这些年,无论在国内还是国外,我常常在图书馆翻阅当年国外的中国学期刊,深深感到那个时代中国文史研究的国际影响力。那个时代的国外中国学家,不像现在某些人那样,觉得中国的论著不足以观,反而常常翻译和介绍中国学者的著作。那么,现在的中国文史学界应当如何应对“世界学术之新潮流”,它将怎样走自己的路呢?

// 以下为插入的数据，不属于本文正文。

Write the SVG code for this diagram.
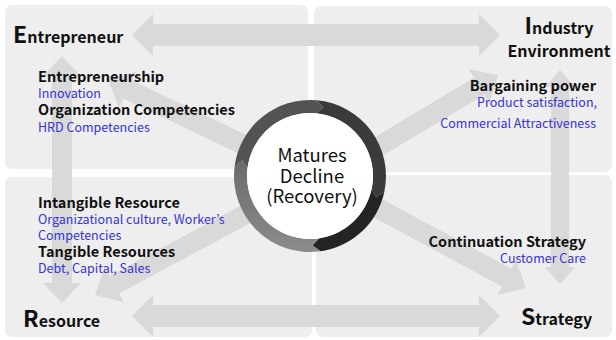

1902年,当梁启超写下《新史学》和《论中国学术思潮变迁之大势》这些不同于传统中国历史学的著作,宣告新的研究典范的开端时,也许他主要依靠的资源是西洋和东洋近代历史学的启迪;而1919年,胡适写下《中国哲学史大纲》上卷,成为中国哲学研究的“开山”,并成为新的典范的时候,也许他主要也是用的西方哲学研究的模式。他们之所以可能开创新典范,一方面是因为晚清民初中国学术大转型时期的特殊条件,即传统的文史研究刚好由于外来的新观念和新方法的冲击而来了一个大转向,他们适逢其时,一下子就站在了学术潮流的前列;但另一方面,他们也恰好顺应了当时中国需要建立自己的学术传统和文化解释,以树立自己的民族自信心的契机,所以,看来只是学术研究的转型,却介入了民族国家重建的主流。